An international study regarding the impact of litter on marine life shows that the average fulmar, a seabird in the North Sea, has 30 pieces of plastic in its stomach. That is “double the amount found in fulmars in the early 1980s,” reports London’s newspaper The Guardian. Fulmars were studied because “they eat almost anything and do not regurgitate what they ingest.” Among the plastic items found in the stomachs of dead fulmars were toys, tools, ropes, polystyrene cups, mattress foam, plastic bottles, and cigarette lighters. Dr. Dan Barlow, head of research at Friends of the Earth Scotland, says: “From this research we know marine animals around Scotland’s coast are being turned into living dustbins [garbage cans].” The paper adds: “More than 100 of the world’s 300 species of seabird are known to eat plastic accidentally.”

Internet Sign Language

For years deaf people have used teletype machines and, more recently, E-mail to communicate with friends.
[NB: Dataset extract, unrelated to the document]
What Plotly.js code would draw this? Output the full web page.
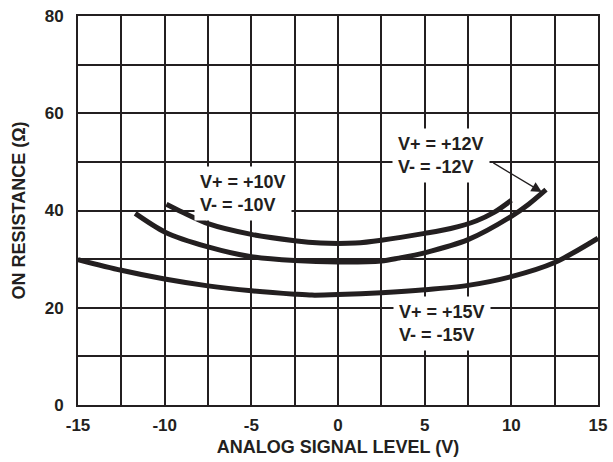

Now, the proliferation of Webcams, Internet computer cameras, is enabling the deaf to use sign language over the Internet. Even so, according to Canada’s National Post, “the webcam’s narrow field of view and two-dimensional perspective means certain nuances are lost, just as a raised eyebrow or a smirk is lost over the telephone.” Slow Internet connections and other technical problems can make signing over Webcams more difficult. How do the deaf overcome such obstacles? Signers prolong and repeat signs and have learned “to adapt their movements or body position to compensate for problems with perspective,” says the Post. Signers have also found that they can add emphasis to what they say by moving their hands closer to the camera to increase their apparent size.